※2023/08/21 07:15
読売新聞

 建設や製造業など職場での熱中症による死傷者が増えている。高齢化などを背景に、2022年までの5年間はその前の5年間と比べて1・8倍に増加。厚生労働省は企業側に、熱中症の危険度を示す「暑さ指数」を活用した対策を促すが、十分に浸透しておらず、今後、初の実態調査を行うなど取り組みを強化する。

「28」以上で休憩

 「今日は暑さ指数が30度になるという予報が出ています。水分や塩分を補給して熱中症を予防しましょう」。7月24日の朝、千葉市内の建設現場。強い日差しが照りつける中、大成建設(東京)の担当者が、約100人の作業員に呼びかけた。大型ビジョンには、警戒が必要な水準である「27度」の指数が映し出されている。
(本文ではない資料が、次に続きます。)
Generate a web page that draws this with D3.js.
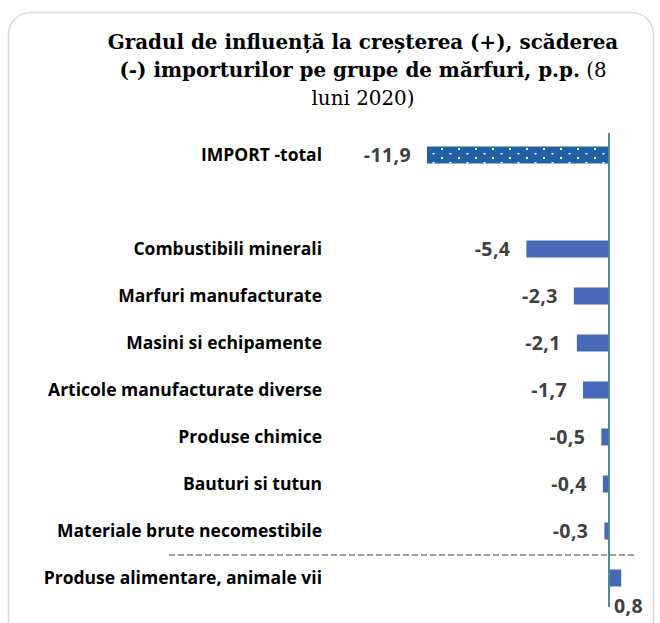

 この現場では、大学の講義棟を建設する作業が行われている。安全確保のため、作業員はヘルメットをかぶり、長袖、長ズボンが欠かせない。直射日光や足元のコンクリートからの照り返しもあって、熱中症への厳戒が必要だ。

 作業員(69)は「湿度が高いと、汗がなかなか乾かず熱が体内にこもってしまう。年を取って暑さに弱くなったと感じる」と話す。

 同社では、20年頃から全ての建設現場で、暑さ指数を把握する取り組みを始めた。この現場では、午前10時時点の暑さ指数が28度以上になると、1時間に10分の休憩時間をもうけるなどの対応を取っている。

 現場責任者(44)は「作業員の年齢層が上がっており、熱中症のリスクは高まっている。危険と隣り合わせの職場で、暑さ指数を有効活用していきたい」と語った。